Subject: Re: [boost] [gsoc] heap review
From: Cliff Green (cliffg_at_[hidden])
Date: 2011-05-11 13:18:48
>From the docs on stable priority queue:
"If a priority queue is configured to be stable, an integer timestamp is
associated with each node, specifying the time ..."
I was one of the people discussing priority queue use cases, probably a year
ago, and specifically was wanting a stable priority queue. I also said that
adding a time stamp or counter to each entry was a naïve approach (and one
that I had done myself in about an hour, adapting a std::priority_queue). I
asked for a true, "native" implementation of a stable priority queue,
because adding a time stamp to each entry has a couple of drawbacks:
1) It adds storage to each element - while for many (most?) applications
this extra storage is negligible, in some cases it is not negligible
(embedded systems with large queues)
2) It can fail - if a true time stamp is used, what happens when times are
adjusted? If a counter is used, what happens when the counter overflows?
While the failures are edge cases, there's no need to have any failures.
I can dig out the e-mail, if more details of the discussion are needed. I'm
a bit perplexed that either this discussion was completely missed, or
somehow "read but misremembered, with the opposite of the desired result".
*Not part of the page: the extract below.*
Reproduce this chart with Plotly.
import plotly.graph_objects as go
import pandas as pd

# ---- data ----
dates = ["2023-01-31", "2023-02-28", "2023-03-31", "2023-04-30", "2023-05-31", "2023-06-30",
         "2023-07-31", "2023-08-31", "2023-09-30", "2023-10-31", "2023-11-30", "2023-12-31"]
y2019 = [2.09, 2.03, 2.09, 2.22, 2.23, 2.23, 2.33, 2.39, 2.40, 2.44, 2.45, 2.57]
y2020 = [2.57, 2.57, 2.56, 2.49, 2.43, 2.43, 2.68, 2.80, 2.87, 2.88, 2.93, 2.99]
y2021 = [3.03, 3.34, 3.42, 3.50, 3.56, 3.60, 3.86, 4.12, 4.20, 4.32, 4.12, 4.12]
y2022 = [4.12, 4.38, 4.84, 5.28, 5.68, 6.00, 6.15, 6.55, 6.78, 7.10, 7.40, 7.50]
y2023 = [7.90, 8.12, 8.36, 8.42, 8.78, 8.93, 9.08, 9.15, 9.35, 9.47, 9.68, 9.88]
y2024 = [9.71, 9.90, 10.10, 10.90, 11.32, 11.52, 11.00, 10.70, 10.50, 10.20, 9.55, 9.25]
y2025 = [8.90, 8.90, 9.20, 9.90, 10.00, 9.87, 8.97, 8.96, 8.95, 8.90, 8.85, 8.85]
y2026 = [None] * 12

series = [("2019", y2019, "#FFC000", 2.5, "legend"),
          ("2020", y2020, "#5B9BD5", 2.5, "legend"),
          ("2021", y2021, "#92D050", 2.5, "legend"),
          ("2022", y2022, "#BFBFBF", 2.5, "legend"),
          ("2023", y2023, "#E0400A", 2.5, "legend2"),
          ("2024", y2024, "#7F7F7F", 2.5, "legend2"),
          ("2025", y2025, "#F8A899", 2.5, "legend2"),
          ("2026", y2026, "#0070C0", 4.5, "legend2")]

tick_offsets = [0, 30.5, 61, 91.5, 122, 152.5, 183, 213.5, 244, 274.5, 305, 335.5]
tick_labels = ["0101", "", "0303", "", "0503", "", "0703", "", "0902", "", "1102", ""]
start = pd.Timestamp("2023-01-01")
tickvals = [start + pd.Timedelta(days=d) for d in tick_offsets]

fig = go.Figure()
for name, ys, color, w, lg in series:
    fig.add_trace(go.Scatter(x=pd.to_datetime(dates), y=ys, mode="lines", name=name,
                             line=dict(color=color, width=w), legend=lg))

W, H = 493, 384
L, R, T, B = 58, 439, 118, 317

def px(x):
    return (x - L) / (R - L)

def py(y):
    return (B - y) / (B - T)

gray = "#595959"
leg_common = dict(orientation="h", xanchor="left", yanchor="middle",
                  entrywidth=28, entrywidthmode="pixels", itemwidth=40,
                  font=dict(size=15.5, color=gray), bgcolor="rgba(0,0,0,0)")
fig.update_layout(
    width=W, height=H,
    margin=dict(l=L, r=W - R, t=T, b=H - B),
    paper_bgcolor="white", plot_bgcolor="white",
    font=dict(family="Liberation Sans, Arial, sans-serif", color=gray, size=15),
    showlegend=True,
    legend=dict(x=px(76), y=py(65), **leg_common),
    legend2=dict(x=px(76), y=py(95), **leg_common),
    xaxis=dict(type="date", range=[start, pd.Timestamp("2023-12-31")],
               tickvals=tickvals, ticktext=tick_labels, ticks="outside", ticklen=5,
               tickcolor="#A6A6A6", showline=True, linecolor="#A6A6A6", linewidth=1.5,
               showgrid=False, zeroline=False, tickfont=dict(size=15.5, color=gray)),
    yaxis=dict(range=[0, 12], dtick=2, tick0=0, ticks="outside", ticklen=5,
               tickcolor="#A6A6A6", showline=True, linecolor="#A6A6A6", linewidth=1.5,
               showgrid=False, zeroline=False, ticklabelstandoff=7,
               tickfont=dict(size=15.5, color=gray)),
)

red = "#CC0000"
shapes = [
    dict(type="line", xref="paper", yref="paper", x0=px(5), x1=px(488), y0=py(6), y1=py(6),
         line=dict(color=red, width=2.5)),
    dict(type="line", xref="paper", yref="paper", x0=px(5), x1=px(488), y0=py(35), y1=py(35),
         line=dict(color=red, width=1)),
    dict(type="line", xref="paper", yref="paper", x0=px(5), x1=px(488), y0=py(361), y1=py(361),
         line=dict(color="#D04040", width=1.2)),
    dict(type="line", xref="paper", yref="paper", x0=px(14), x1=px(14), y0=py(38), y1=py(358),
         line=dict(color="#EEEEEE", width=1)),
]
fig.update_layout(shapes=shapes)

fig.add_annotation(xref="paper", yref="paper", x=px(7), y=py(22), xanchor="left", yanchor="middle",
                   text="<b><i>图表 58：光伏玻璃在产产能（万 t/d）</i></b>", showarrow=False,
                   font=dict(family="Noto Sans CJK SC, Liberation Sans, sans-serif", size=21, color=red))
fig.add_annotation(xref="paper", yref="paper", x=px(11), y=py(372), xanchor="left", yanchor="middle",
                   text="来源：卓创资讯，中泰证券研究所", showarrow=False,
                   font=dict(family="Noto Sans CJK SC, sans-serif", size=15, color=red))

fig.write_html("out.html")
There must be heap data structures for priority queues that preserve order
(with no extra memory) at the cost of being slightly slower (but still with
the same big-O complexity). This is what I expect of a Boost library -
finding and implementing the best, not something naïve and easily thrown
So this gives me very little confidence for a robust, world-class
implementation of heap structures.
Please read this as encouragement to do the hard work, not just the minimum
necessary for a review, at least for the case mentioned in this e-mail.